Marco De Angelis: pittore (come decise di far scrivere nella voce “professione” della sua carta d’identità) ma anche artigiano, poeta, alchimista. Volendo accostare un’opera pittorica al procedimento alchemico possiamo infatti rintracciare molte similitudini: la trasformazione del più grezzo pigmento nella più trasparente velatura, il mutare dei colori impressi su una tela, la composizione studiata di una scena…ma anche la volontà di superare sé stessi ed il proprio tempo, attraverso una ricerca costante di sapere operativo, che si nutre della conoscenza della natura, da cui non può prescindere. Marco riesce perfettamente in quest’opera, essendo lui un alchimista, o per meglio dire un pittore d’altri tempi. Nel suo studio è infatti possibile rintracciare ancora i sentori dell’antico mestiere di bottega, quando si maceravano i pigmenti nel mortaio, si sperimentavano materiali come il nerofumo o la fuliggine, si imparava a condurre la preparazione a gesso e colla e si cuocevano frattaglie di coniglio per ricavare un buon legante da impasto.
L’intento è esplorare, illuminare, svelare l’ultimo lembo di una realtà che lascia presagire molteplici piani di osservazione, racconti, ricordi e voci mai ascoltate di eremiti, contrabbandieri, bambini, dispersi, stranieri, migranti, superstiti e vagabondi che camminano ai confini della Terra.

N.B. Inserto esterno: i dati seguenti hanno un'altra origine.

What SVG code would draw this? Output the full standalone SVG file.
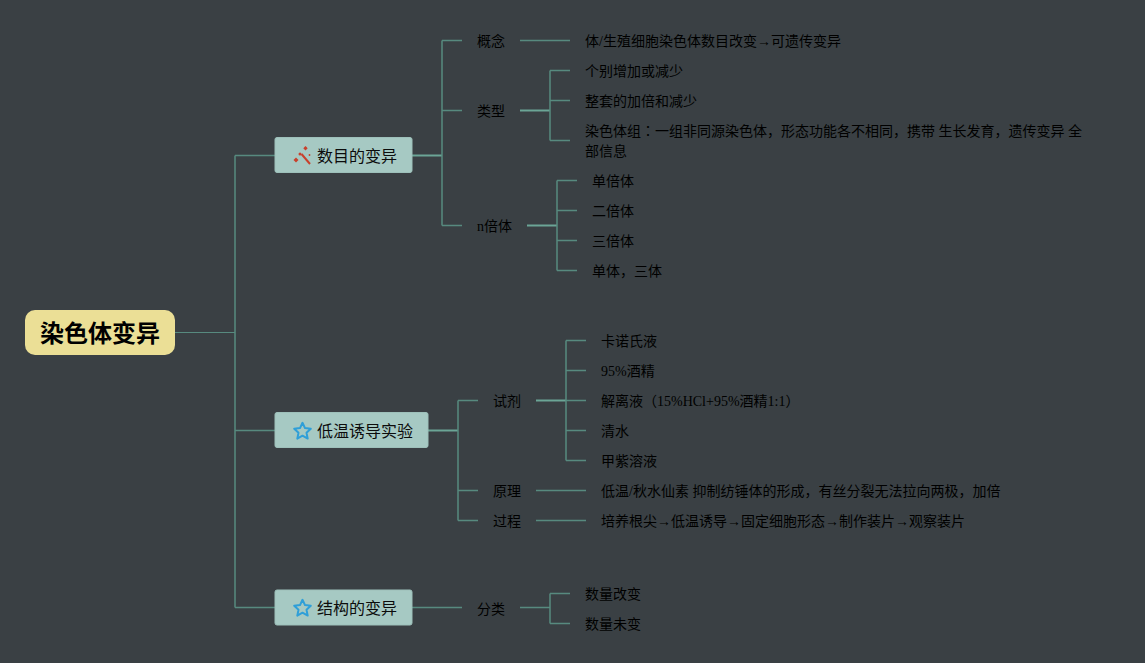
<svg xmlns="http://www.w3.org/2000/svg" width="1145" height="663" viewBox="0 0 1145 663">
<style>
text{font-family:"Liberation Serif","Noto Sans CJK SC",serif;font-size:14px;fill:#000}
.tc{font-family:"Noto Sans CJK TC",sans-serif}
.m{font-family:"Noto Sans CJK SC","Liberation Sans",sans-serif;font-size:16px;fill:#0c0c0c}
.r{font-family:"Noto Sans CJK SC","Liberation Sans",sans-serif;font-size:24px;font-weight:700;fill:#000}
.b{fill:#a6c9c3;stroke:#9dc0ba;stroke-width:1}
.l path{fill:none;stroke:#578a7f;stroke-width:1.5}
.l path.f{stroke:#6ba596;stroke-width:2}
.l path.t{stroke-width:1.1}
.s{fill:none;stroke:#2f9fd8;stroke-width:2;stroke-linejoin:round}
</style>
<defs><path id="star" d="M0-8.200L2.500-2.900 8.300-2.200 4 1.800 5.200 7.600 0 4.700-5.200 7.600-4 1.800-8.300-2.200-2.500-2.900Z"/></defs>
<rect width="1145" height="663" fill="#3a4044"/>
<g id="connectors" class="l">
<path class="t" d="M175 332.500H235"/>
<path d="M235 155.500V607.500M235 155.500H275M235 430.500H275M235 607.500H275"/>
<path class="f" d="M412 155.500H442"/>
<path d="M442 40.500V225.500M442 40.500H462M442 110.500H462M442 225.500H462"/>
<path d="M520 40.500H570"/>
<path class="f" d="M520 110.500H550"/>
<path d="M550 70.500V140.500M550 70.500H570M550 100.500H570M550 140.500H570"/>
<path class="f" d="M527 225.500H557"/>
<path d="M557 180.500V270.500M557 180.500H577M557 210.500H577M557 240.500H577M557 270.500H577"/>
<path class="f" d="M428 430.500H458"/>
<path d="M458 400.500V520.500M458 400.500H478M458 490.500H478M458 520.500H478"/>
<path class="f" d="M536 400.500H566"/>
<path d="M566 340.500V460.500M566 340.500H586M566 370.500H586M566 400.500H586M566 430.500H586M566 460.500H586"/>
<path d="M536 490.500H586M536 520.500H586"/>
<path d="M412 607.500H462M520 607.500H550M550 593.500V623.500M550 593.500H570M550 623.500H570"/>
</g>
<g id="root"><rect x="25" y="310" width="150" height="45" rx="10" fill="#ebdf96"/><text class="r" x="40" y="342">染色体变异</text></g>
<g id="n1"><rect class="b" x="275" y="137.500" width="137" height="35" rx="2"/>
<g fill="#c8402c"><path d="M301.500 154L310 164" fill="none" stroke="#c8402c" stroke-width="2"/><path d="M296 157.500l2.500 2.500-2.500 2.500-2.500-2.500Z"/><path d="M305.500 146l2.200 2.200-2.200 2.200-2.200-2.200Z"/><circle cx="300" cy="154" r="1.500"/><circle cx="309.500" cy="155" r="0.900"/></g>
<text class="m" x="317" y="162">数目的变异</text></g>
<g id="n2"><rect class="b" x="275" y="412.500" width="153" height="35" rx="2"/><use href="#star" class="s" x="302.500" y="431"/><text class="m" x="317" y="437">低温诱导实验</text></g>
<g id="n3"><rect class="b" x="275" y="590" width="137" height="35" rx="2"/><use href="#star" class="s" x="302.500" y="608"/><text class="m" x="317" y="614">结构的变异</text></g>
<g id="t1"><text x="477" y="46">概念</text></g>
<g id="t2"><text x="585" y="46">体/生殖细胞染色体数目改变→可遗传变异</text></g>
<g id="t3"><text x="477" y="116">类型</text></g>
<g id="t4"><text x="585" y="76">个别增加或减少</text></g>
<g id="t5"><text x="585" y="106">整套的加倍和减少</text></g>
<g id="t6"><text x="585" y="136">染色体组<tspan class="tc">：</tspan>一组非同源染色体，形态功能各不相同，携带 生长发育，遗传变异 全</text><text x="585" y="156">部信息</text></g>
<g id="t7"><text x="477" y="231">n倍体</text></g>
<g id="t8"><text x="592" y="186">单倍体</text></g>
<g id="t9"><text x="592" y="216">二倍体</text></g>
<g id="t10"><text x="592" y="246">三倍体</text></g>
<g id="t11"><text x="592" y="276">单体，三体</text></g>
<g id="t12"><text x="493" y="406">试剂</text></g>
<g id="t13"><text x="601" y="346">卡诺氏液</text></g>
<g id="t14"><text x="601" y="376">95%酒精</text></g>
<g id="t15"><text x="601" y="406">解离液（15%HCl+95%酒精1:1）</text></g>
<g id="t16"><text x="601" y="436">清水</text></g>
<g id="t17"><text x="601" y="466">甲紫溶液</text></g>
<g id="t18"><text x="493" y="496">原理</text></g>
<g id="t19"><text x="601" y="496">低温/秋水仙素 抑制纺锤体的形成，有丝分裂无法拉向两极，加倍</text></g>
<g id="t20"><text x="493" y="526">过程</text></g>
<g id="t21"><text x="601" y="526">培养根尖→低温诱导→固定细胞形态→制作装片→观察装片</text></g>
<g id="t22"><text x="477" y="614">分类</text></g>
<g id="t23"><text x="585" y="599">数量改变</text></g>
<g id="t24"><text x="585" y="629">数量未变</text></g>
</svg>
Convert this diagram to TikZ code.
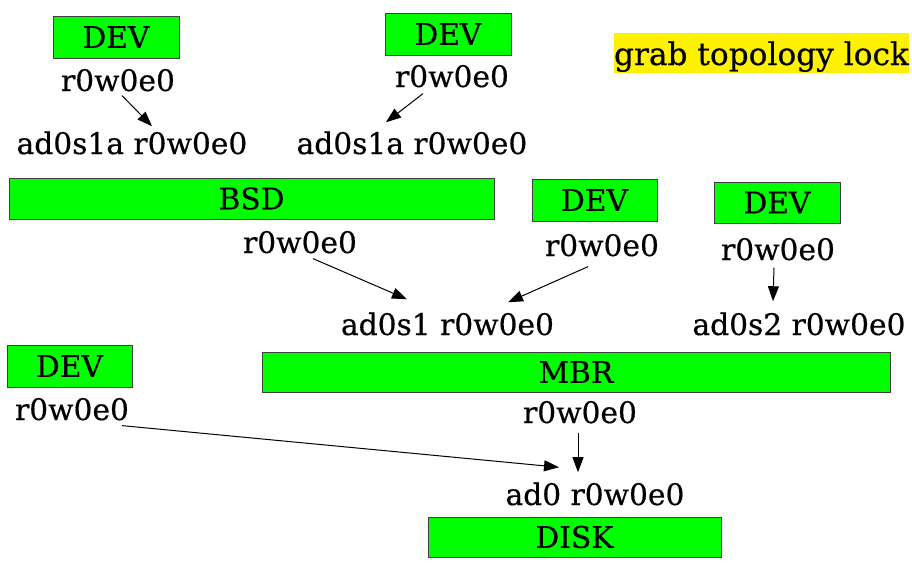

La sua pittura mira a sfumare i contorni, a velare il colore, a creare dissolvenze, enigmi ed evocazioni, costruendo – o decostruendo – immagini sfocate, ma dense di sogni, malinconia, rivelazioni, poesia. In una ricerca che non è esercizio stilistico fine a se stesso, ma ben preciso modo di condurre pensiero e pennello: “Solve et coagula” (dissolvi e riunisci), come suggerisce un motto alchemico. Marco dipinge con occhio volutamente sfocato una frazione dove Tempo e Spazio si annullano: tutto è accaduto, accade, ed accadrà.
Coerente in questa ricerca è persino il momento in cui decide di lavorare: “La maggior parte dei miei lavori nasce durante le mie veglie notturne e trance diurne. Lavoro molto nel passaggio dalla notte al giorno, quando davvero non sono nè sveglio, nè tantomeno addormentato”.
Il mondo onirico, il sogno, è per eccellenza il luogo in cui i confini tra i mondi si dissolvono, la porta è socchiusa e si è pronti a recepire i “messaggi”. Questa evanescenza tra piani, che potremmo per brevità definire “limen/frontiera” era nel mondo classico di assoluta importanza: gli venivano tributati spazi sacri, festività, miti e Dee. “I confini dell’anima non riusciresti a trovare, per quanto cammini percorrendo ogni strada: così profonda ne è la misura”: Eraclito suggerisce quanto difficile potrebbe essere questa ricerca. Un confine può infatti chiudere, arginando la propria voglia di conoscenza, o aprire, permettendo la ricerca nell’infinito. Un limite, sia esso reale o immaginario, non lascia mai indifferenti, ci pone di fronte ad una scelta: restare sulla soglia, oppure oltrepassarla. Nell’andare oltre questo confine, affrontando un universo sconosciuto, nasce il viaggio poetico di Marco".